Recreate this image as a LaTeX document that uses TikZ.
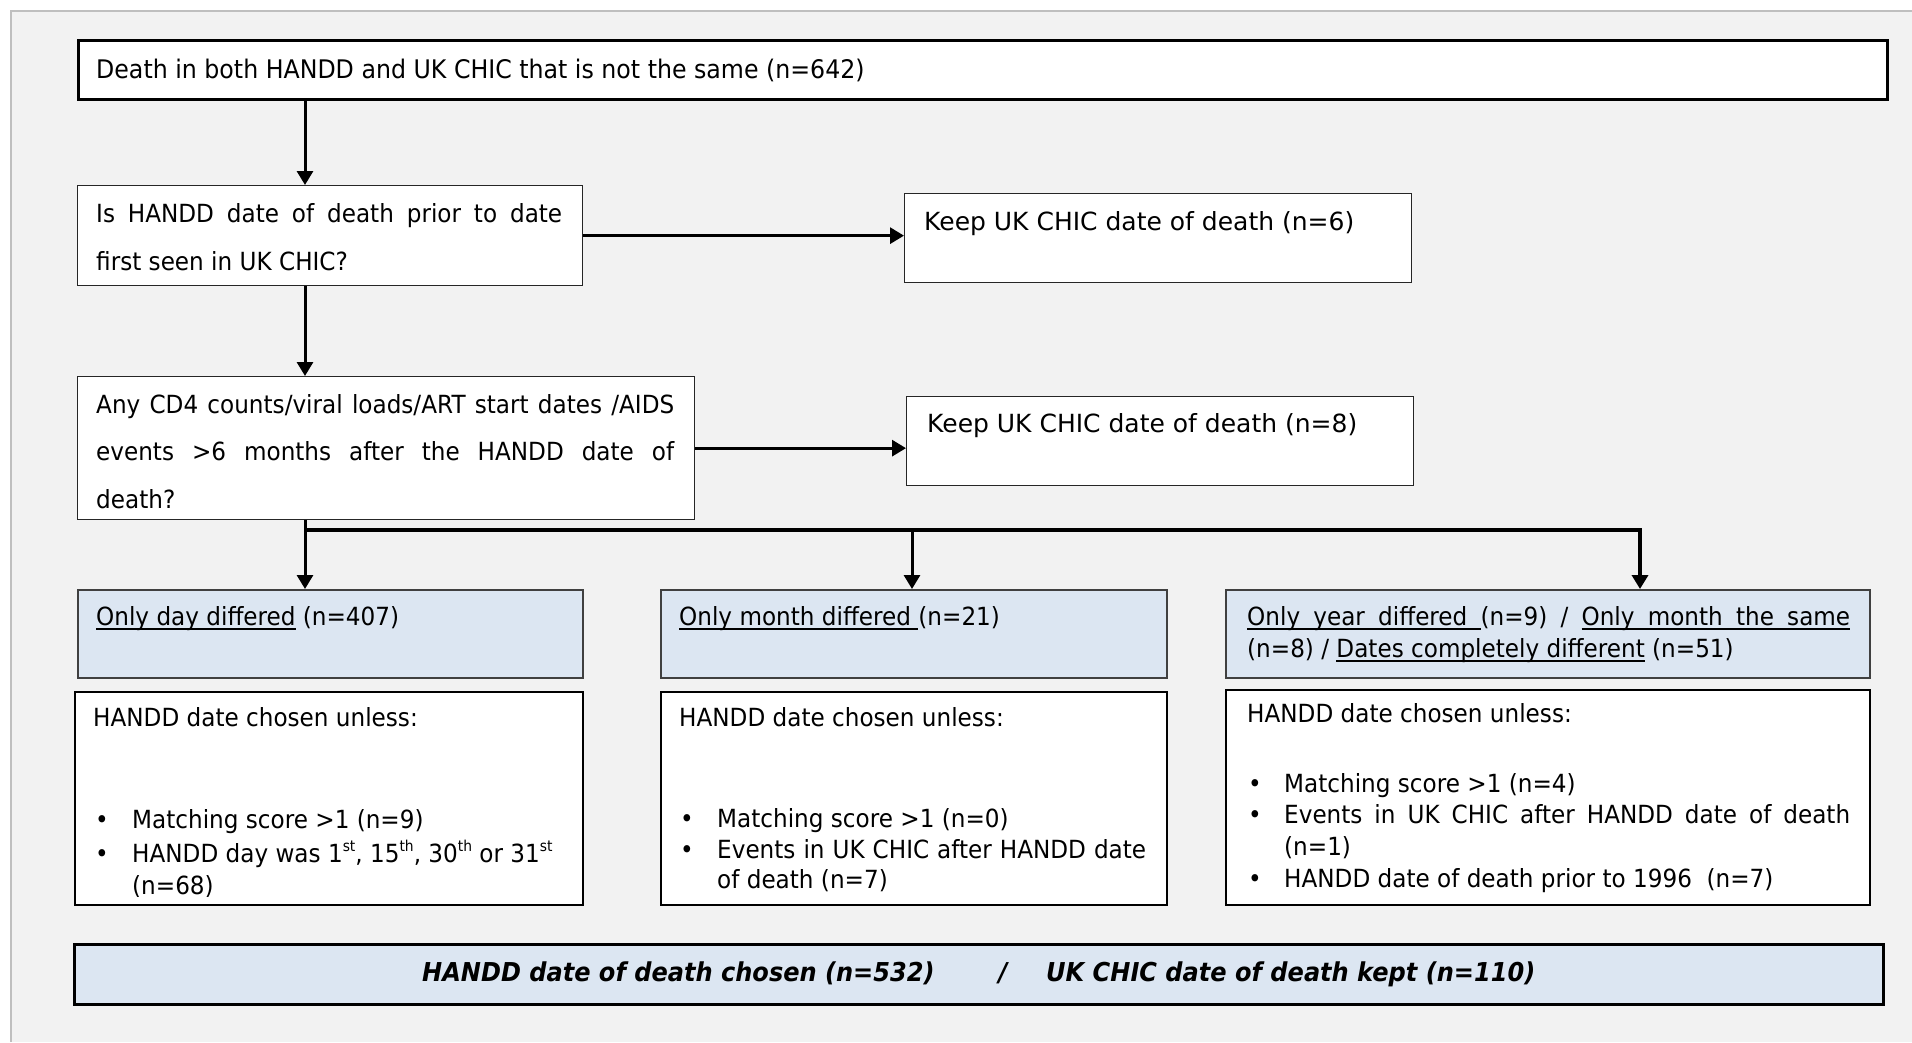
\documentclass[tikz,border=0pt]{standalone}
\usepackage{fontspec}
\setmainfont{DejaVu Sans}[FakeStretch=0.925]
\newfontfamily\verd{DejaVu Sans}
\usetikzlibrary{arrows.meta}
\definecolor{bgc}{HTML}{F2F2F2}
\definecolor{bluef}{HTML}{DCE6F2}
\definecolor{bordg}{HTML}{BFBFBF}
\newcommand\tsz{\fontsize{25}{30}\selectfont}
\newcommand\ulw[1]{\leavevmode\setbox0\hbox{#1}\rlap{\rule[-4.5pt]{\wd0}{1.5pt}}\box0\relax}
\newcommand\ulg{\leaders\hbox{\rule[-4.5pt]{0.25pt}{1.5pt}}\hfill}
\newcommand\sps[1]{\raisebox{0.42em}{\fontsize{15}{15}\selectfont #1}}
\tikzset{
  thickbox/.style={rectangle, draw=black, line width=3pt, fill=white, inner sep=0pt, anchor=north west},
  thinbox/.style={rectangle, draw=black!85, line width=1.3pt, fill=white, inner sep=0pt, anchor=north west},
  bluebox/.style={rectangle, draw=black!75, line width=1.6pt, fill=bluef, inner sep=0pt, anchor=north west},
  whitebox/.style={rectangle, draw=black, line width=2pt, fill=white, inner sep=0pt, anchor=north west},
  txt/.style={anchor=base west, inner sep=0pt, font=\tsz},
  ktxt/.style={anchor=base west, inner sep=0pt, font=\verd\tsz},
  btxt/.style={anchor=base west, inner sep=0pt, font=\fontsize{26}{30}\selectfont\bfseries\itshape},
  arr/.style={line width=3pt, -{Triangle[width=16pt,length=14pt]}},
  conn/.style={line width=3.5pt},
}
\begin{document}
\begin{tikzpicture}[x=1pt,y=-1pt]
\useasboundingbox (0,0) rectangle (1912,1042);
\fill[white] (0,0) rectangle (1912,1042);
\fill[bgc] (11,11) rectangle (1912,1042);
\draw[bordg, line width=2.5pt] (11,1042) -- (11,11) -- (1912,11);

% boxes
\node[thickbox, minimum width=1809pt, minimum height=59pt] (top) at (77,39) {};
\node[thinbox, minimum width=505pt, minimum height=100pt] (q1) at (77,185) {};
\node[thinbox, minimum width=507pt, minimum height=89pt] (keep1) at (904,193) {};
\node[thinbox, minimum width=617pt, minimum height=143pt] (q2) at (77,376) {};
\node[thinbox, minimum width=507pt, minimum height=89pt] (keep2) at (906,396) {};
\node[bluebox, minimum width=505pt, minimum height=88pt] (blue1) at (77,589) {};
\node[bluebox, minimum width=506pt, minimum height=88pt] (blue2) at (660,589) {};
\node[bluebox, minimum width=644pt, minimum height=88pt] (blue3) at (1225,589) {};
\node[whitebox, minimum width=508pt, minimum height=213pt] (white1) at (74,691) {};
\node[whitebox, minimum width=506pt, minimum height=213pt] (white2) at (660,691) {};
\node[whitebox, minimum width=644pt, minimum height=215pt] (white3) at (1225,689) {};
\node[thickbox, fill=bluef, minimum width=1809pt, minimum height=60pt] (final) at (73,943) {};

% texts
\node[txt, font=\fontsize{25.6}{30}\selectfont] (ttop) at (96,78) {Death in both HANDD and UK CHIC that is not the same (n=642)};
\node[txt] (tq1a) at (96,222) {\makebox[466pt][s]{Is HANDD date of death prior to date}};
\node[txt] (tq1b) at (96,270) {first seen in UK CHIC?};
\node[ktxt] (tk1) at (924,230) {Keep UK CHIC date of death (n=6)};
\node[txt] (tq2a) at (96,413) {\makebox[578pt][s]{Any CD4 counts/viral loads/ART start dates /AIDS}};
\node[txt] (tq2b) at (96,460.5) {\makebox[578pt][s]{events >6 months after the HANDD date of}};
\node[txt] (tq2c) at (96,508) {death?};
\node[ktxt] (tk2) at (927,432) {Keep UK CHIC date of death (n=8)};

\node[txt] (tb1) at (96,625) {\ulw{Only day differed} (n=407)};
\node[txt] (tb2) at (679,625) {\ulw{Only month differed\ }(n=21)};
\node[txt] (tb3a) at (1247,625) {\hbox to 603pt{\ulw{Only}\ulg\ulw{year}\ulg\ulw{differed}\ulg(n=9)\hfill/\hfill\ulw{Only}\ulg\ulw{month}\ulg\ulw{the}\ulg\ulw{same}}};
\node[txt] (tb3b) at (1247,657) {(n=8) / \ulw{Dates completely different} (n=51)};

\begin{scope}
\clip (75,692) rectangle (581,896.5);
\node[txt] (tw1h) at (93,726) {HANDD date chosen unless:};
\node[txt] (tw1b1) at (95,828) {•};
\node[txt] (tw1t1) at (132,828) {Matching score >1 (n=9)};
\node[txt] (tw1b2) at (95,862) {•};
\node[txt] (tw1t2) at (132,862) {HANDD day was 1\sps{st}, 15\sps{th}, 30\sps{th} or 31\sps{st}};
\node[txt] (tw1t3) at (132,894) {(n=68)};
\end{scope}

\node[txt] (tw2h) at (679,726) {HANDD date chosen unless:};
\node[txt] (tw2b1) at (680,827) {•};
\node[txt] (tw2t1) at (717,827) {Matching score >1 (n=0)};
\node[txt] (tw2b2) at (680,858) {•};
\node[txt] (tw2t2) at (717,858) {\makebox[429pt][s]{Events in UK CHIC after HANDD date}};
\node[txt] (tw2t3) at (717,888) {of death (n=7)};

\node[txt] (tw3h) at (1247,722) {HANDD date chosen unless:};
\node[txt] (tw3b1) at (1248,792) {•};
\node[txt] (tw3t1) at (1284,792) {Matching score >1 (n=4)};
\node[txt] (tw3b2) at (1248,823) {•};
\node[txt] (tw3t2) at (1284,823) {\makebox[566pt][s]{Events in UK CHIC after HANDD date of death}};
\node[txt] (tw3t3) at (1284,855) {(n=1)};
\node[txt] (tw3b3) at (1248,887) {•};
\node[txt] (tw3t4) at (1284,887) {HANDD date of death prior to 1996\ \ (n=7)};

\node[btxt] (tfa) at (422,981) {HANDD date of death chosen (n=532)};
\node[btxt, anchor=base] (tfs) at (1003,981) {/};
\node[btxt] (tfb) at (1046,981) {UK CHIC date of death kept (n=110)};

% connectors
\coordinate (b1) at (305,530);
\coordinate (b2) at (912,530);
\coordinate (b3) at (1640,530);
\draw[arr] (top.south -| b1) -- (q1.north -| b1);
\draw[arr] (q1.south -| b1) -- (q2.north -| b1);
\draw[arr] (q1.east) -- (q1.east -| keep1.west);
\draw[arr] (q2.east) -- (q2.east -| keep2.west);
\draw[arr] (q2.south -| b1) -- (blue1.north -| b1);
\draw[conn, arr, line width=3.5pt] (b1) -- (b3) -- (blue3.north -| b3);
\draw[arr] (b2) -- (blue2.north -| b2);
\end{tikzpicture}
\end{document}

● ● ● ● ● ● ●

- _What to work on_
Copy the listing in full and without alteration, omitting every picture.

- _Answer for the task_
Recreate this image as a LaTeX document that uses TikZ.
\documentclass[tikz,border=0pt]{standalone}
\usepackage{fontspec}
\setmainfont{DejaVu Sans}[FakeStretch=0.925]
\newfontfamily\verd{DejaVu Sans}
\usetikzlibrary{arrows.meta}
\definecolor{bgc}{HTML}{F2F2F2}
\definecolor{bluef}{HTML}{DCE6F2}
\definecolor{bordg}{HTML}{BFBFBF}
\newcommand\tsz{\fontsize{25}{30}\selectfont}
\newcommand\ulw[1]{\leavevmode\setbox0\hbox{#1}\rlap{\rule[-4.5pt]{\wd0}{1.5pt}}\box0\relax}
\newcommand\ulg{\leaders\hbox{\rule[-4.5pt]{0.25pt}{1.5pt}}\hfill}
\newcommand\sps[1]{\raisebox{0.42em}{\fontsize{15}{15}\selectfont #1}}
\tikzset{
  thickbox/.style={rectangle, draw=black, line width=3pt, fill=white, inner sep=0pt, anchor=north west},
  thinbox/.style={rectangle, draw=black!85, line width=1.3pt, fill=white, inner sep=0pt, anchor=north west},
  bluebox/.style={rectangle, draw=black!75, line width=1.6pt, fill=bluef, inner sep=0pt, anchor=north west},
  whitebox/.style={rectangle, draw=black, line width=2pt, fill=white, inner sep=0pt, anchor=north west},
  txt/.style={anchor=base west, inner sep=0pt, font=\tsz},
  ktxt/.style={anchor=base west, inner sep=0pt, font=\verd\tsz},
  btxt/.style={anchor=base west, inner sep=0pt, font=\fontsize{26}{30}\selectfont\bfseries\itshape},
  arr/.style={line width=3pt, -{Triangle[width=16pt,length=14pt]}},
  conn/.style={line width=3.5pt},
}
\begin{document}
\begin{tikzpicture}[x=1pt,y=-1pt]
\useasboundingbox (0,0) rectangle (1912,1042);
\fill[white] (0,0) rectangle (1912,1042);
\fill[bgc] (11,11) rectangle (1912,1042);
\draw[bordg, line width=2.5pt] (11,1042) -- (11,11) -- (1912,11);

% boxes
\node[thickbox, minimum width=1809pt, minimum height=59pt] (top) at (77,39) {};
\node[thinbox, minimum width=505pt, minimum height=100pt] (q1) at (77,185) {};
\node[thinbox, minimum width=507pt, minimum height=89pt] (keep1) at (904,193) {};
\node[thinbox, minimum width=617pt, minimum height=143pt] (q2) at (77,376) {};
\node[thinbox, minimum width=507pt, minimum height=89pt] (keep2) at (906,396) {};
\node[bluebox, minimum width=505pt, minimum height=88pt] (blue1) at (77,589) {};
\node[bluebox, minimum width=506pt, minimum height=88pt] (blue2) at (660,589) {};
\node[bluebox, minimum width=644pt, minimum height=88pt] (blue3) at (1225,589) {};
\node[whitebox, minimum width=508pt, minimum height=213pt] (white1) at (74,691) {};
\node[whitebox, minimum width=506pt, minimum height=213pt] (white2) at (660,691) {};
\node[whitebox, minimum width=644pt, minimum height=215pt] (white3) at (1225,689) {};
\node[thickbox, fill=bluef, minimum width=1809pt, minimum height=60pt] (final) at (73,943) {};

% texts
\node[txt, font=\fontsize{25.6}{30}\selectfont] (ttop) at (96,78) {Death in both HANDD and UK CHIC that is not the same (n=642)};
\node[txt] (tq1a) at (96,222) {\makebox[466pt][s]{Is HANDD date of death prior to date}};
\node[txt] (tq1b) at (96,270) {first seen in UK CHIC?};
\node[ktxt] (tk1) at (924,230) {Keep UK CHIC date of death (n=6)};
\node[txt] (tq2a) at (96,413) {\makebox[578pt][s]{Any CD4 counts/viral loads/ART start dates /AIDS}};
\node[txt] (tq2b) at (96,460.5) {\makebox[578pt][s]{events >6 months after the HANDD date of}};
\node[txt] (tq2c) at (96,508) {death?};
\node[ktxt] (tk2) at (927,432) {Keep UK CHIC date of death (n=8)};

\node[txt] (tb1) at (96,625) {\ulw{Only day differed} (n=407)};
\node[txt] (tb2) at (679,625) {\ulw{Only month differed\ }(n=21)};
\node[txt] (tb3a) at (1247,625) {\hbox to 603pt{\ulw{Only}\ulg\ulw{year}\ulg\ulw{differed}\ulg(n=9)\hfill/\hfill\ulw{Only}\ulg\ulw{month}\ulg\ulw{the}\ulg\ulw{same}}};
\node[txt] (tb3b) at (1247,657) {(n=8) / \ulw{Dates completely different} (n=51)};

\begin{scope}
\clip (75,692) rectangle (581,896.5);
\node[txt] (tw1h) at (93,726) {HANDD date chosen unless:};
\node[txt] (tw1b1) at (95,828) {•};
\node[txt] (tw1t1) at (132,828) {Matching score >1 (n=9)};
\node[txt] (tw1b2) at (95,862) {•};
\node[txt] (tw1t2) at (132,862) {HANDD day was 1\sps{st}, 15\sps{th}, 30\sps{th} or 31\sps{st}};
\node[txt] (tw1t3) at (132,894) {(n=68)};
\end{scope}

\node[txt] (tw2h) at (679,726) {HANDD date chosen unless:};
\node[txt] (tw2b1) at (680,827) {•};
\node[txt] (tw2t1) at (717,827) {Matching score >1 (n=0)};
\node[txt] (tw2b2) at (680,858) {•};
\node[txt] (tw2t2) at (717,858) {\makebox[429pt][s]{Events in UK CHIC after HANDD date}};
\node[txt] (tw2t3) at (717,888) {of death (n=7)};

\node[txt] (tw3h) at (1247,722) {HANDD date chosen unless:};
\node[txt] (tw3b1) at (1248,792) {•};
\node[txt] (tw3t1) at (1284,792) {Matching score >1 (n=4)};
\node[txt] (tw3b2) at (1248,823) {•};
\node[txt] (tw3t2) at (1284,823) {\makebox[566pt][s]{Events in UK CHIC after HANDD date of death}};
\node[txt] (tw3t3) at (1284,855) {(n=1)};
\node[txt] (tw3b3) at (1248,887) {•};
\node[txt] (tw3t4) at (1284,887) {HANDD date of death prior to 1996\ \ (n=7)};

\node[btxt] (tfa) at (422,981) {HANDD date of death chosen (n=532)};
\node[btxt, anchor=base] (tfs) at (1003,981) {/};
\node[btxt] (tfb) at (1046,981) {UK CHIC date of death kept (n=110)};

% connectors
\coordinate (b1) at (305,530);
\coordinate (b2) at (912,530);
\coordinate (b3) at (1640,530);
\draw[arr] (top.south -| b1) -- (q1.north -| b1);
\draw[arr] (q1.south -| b1) -- (q2.north -| b1);
\draw[arr] (q1.east) -- (q1.east -| keep1.west);
\draw[arr] (q2.east) -- (q2.east -| keep2.west);
\draw[arr] (q2.south -| b1) -- (blue1.north -| b1);
\draw[conn, arr, line width=3.5pt] (b1) -- (b3) -- (blue3.north -| b3);
\draw[arr] (b2) -- (blue2.north -| b2);
\end{tikzpicture}
\end{document}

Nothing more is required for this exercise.